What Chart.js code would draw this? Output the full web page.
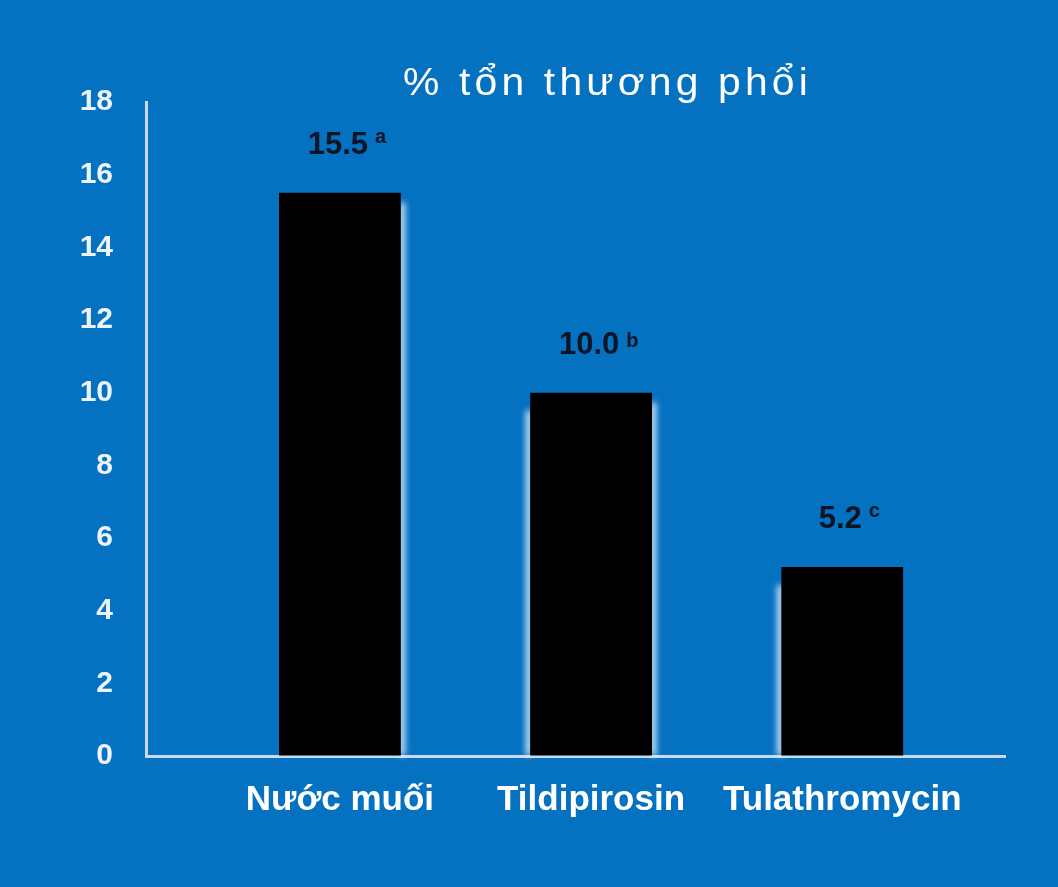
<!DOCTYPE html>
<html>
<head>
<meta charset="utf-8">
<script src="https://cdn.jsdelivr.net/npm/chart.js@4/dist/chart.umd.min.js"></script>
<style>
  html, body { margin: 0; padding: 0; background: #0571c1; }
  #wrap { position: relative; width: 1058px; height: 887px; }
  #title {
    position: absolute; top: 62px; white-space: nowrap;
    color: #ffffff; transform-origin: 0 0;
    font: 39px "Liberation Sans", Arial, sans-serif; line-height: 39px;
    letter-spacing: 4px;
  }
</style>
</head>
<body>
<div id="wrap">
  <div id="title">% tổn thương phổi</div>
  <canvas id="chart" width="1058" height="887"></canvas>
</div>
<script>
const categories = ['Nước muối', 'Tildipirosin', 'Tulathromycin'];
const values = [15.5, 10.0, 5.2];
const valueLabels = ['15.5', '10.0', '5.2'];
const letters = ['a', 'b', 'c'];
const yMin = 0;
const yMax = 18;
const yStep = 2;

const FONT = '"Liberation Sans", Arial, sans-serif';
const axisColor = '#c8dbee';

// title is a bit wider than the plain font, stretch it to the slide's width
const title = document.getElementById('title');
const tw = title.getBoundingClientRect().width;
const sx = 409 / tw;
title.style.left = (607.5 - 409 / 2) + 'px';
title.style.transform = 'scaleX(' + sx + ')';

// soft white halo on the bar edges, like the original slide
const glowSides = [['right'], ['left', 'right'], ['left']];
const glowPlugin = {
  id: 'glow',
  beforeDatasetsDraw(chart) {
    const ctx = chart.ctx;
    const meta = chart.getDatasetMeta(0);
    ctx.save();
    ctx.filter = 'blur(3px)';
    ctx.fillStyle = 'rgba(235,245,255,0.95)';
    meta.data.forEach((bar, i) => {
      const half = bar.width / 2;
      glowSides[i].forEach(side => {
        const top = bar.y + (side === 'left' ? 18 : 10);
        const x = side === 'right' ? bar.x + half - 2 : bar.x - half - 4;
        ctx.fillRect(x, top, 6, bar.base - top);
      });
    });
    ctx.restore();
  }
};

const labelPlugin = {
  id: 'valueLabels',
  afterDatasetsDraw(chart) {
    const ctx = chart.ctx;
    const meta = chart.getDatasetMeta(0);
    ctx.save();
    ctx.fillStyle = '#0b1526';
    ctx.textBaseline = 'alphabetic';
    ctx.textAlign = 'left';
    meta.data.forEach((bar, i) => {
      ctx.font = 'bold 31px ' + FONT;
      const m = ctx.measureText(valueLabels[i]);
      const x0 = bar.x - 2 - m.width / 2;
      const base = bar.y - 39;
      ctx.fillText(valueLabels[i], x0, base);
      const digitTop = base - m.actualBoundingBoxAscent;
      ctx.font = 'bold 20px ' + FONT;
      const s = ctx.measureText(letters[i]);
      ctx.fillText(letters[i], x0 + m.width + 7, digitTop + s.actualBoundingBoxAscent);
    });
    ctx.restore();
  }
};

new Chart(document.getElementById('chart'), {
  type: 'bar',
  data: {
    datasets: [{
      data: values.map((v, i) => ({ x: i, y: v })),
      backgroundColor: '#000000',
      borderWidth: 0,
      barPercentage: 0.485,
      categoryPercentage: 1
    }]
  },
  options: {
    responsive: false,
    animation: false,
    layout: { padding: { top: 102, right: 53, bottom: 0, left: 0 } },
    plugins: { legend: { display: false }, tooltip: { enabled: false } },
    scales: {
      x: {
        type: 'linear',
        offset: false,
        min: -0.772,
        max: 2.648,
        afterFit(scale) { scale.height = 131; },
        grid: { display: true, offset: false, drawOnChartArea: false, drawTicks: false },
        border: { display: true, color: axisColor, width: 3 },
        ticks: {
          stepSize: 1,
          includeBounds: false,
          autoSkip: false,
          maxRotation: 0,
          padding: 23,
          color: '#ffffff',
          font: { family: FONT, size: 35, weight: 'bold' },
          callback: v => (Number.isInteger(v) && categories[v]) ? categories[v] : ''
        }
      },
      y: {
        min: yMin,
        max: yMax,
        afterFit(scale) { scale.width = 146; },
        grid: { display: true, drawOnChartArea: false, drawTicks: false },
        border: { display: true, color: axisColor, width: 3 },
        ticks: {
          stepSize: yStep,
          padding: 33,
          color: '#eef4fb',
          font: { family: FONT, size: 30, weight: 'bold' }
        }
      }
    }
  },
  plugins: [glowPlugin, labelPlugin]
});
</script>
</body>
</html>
-=-=-=-=-
● **TASK**
Copy out the whole listing exactly, and don't carry over any pictures.

● **EXERCISE OUTPUT**
What Chart.js code would draw this? Output the full web page.
<!DOCTYPE html>
<html>
<head>
<meta charset="utf-8">
<script src="https://cdn.jsdelivr.net/npm/chart.js@4/dist/chart.umd.min.js"></script>
<style>
  html, body { margin: 0; padding: 0; background: #0571c1; }
  #wrap { position: relative; width: 1058px; height: 887px; }
  #title {
    position: absolute; top: 62px; white-space: nowrap;
    color: #ffffff; transform-origin: 0 0;
    font: 39px "Liberation Sans", Arial, sans-serif; line-height: 39px;
    letter-spacing: 4px;
  }
</style>
</head>
<body>
<div id="wrap">
  <div id="title">% tổn thương phổi</div>
  <canvas id="chart" width="1058" height="887"></canvas>
</div>
<script>
const categories = ['Nước muối', 'Tildipirosin', 'Tulathromycin'];
const values = [15.5, 10.0, 5.2];
const valueLabels = ['15.5', '10.0', '5.2'];
const letters = ['a', 'b', 'c'];
const yMin = 0;
const yMax = 18;
const yStep = 2;

const FONT = '"Liberation Sans", Arial, sans-serif';
const axisColor = '#c8dbee';

// title is a bit wider than the plain font, stretch it to the slide's width
const title = document.getElementById('title');
const tw = title.getBoundingClientRect().width;
const sx = 409 / tw;
title.style.left = (607.5 - 409 / 2) + 'px';
title.style.transform = 'scaleX(' + sx + ')';

// soft white halo on the bar edges, like the original slide
const glowSides = [['right'], ['left', 'right'], ['left']];
const glowPlugin = {
  id: 'glow',
  beforeDatasetsDraw(chart) {
    const ctx = chart.ctx;
    const meta = chart.getDatasetMeta(0);
    ctx.save();
    ctx.filter = 'blur(3px)';
    ctx.fillStyle = 'rgba(235,245,255,0.95)';
    meta.data.forEach((bar, i) => {
      const half = bar.width / 2;
      glowSides[i].forEach(side => {
        const top = bar.y + (side === 'left' ? 18 : 10);
        const x = side === 'right' ? bar.x + half - 2 : bar.x - half - 4;
        ctx.fillRect(x, top, 6, bar.base - top);
      });
    });
    ctx.restore();
  }
};

const labelPlugin = {
  id: 'valueLabels',
  afterDatasetsDraw(chart) {
    const ctx = chart.ctx;
    const meta = chart.getDatasetMeta(0);
    ctx.save();
    ctx.fillStyle = '#0b1526';
    ctx.textBaseline = 'alphabetic';
    ctx.textAlign = 'left';
    meta.data.forEach((bar, i) => {
      ctx.font = 'bold 31px ' + FONT;
      const m = ctx.measureText(valueLabels[i]);
      const x0 = bar.x - 2 - m.width / 2;
      const base = bar.y - 39;
      ctx.fillText(valueLabels[i], x0, base);
      const digitTop = base - m.actualBoundingBoxAscent;
      ctx.font = 'bold 20px ' + FONT;
      const s = ctx.measureText(letters[i]);
      ctx.fillText(letters[i], x0 + m.width + 7, digitTop + s.actualBoundingBoxAscent);
    });
    ctx.restore();
  }
};

new Chart(document.getElementById('chart'), {
  type: 'bar',
  data: {
    datasets: [{
      data: values.map((v, i) => ({ x: i, y: v })),
      backgroundColor: '#000000',
      borderWidth: 0,
      barPercentage: 0.485,
      categoryPercentage: 1
    }]
  },
  options: {
    responsive: false,
    animation: false,
    layout: { padding: { top: 102, right: 53, bottom: 0, left: 0 } },
    plugins: { legend: { display: false }, tooltip: { enabled: false } },
    scales: {
      x: {
        type: 'linear',
        offset: false,
        min: -0.772,
        max: 2.648,
        afterFit(scale) { scale.height = 131; },
        grid: { display: true, offset: false, drawOnChartArea: false, drawTicks: false },
        border: { display: true, color: axisColor, width: 3 },
        ticks: {
          stepSize: 1,
          includeBounds: false,
          autoSkip: false,
          maxRotation: 0,
          padding: 23,
          color: '#ffffff',
          font: { family: FONT, size: 35, weight: 'bold' },
          callback: v => (Number.isInteger(v) && categories[v]) ? categories[v] : ''
        }
      },
      y: {
        min: yMin,
        max: yMax,
        afterFit(scale) { scale.width = 146; },
        grid: { display: true, drawOnChartArea: false, drawTicks: false },
        border: { display: true, color: axisColor, width: 3 },
        ticks: {
          stepSize: yStep,
          padding: 33,
          color: '#eef4fb',
          font: { family: FONT, size: 30, weight: 'bold' }
        }
      }
    }
  },
  plugins: [glowPlugin, labelPlugin]
});
</script>
</body>
</html>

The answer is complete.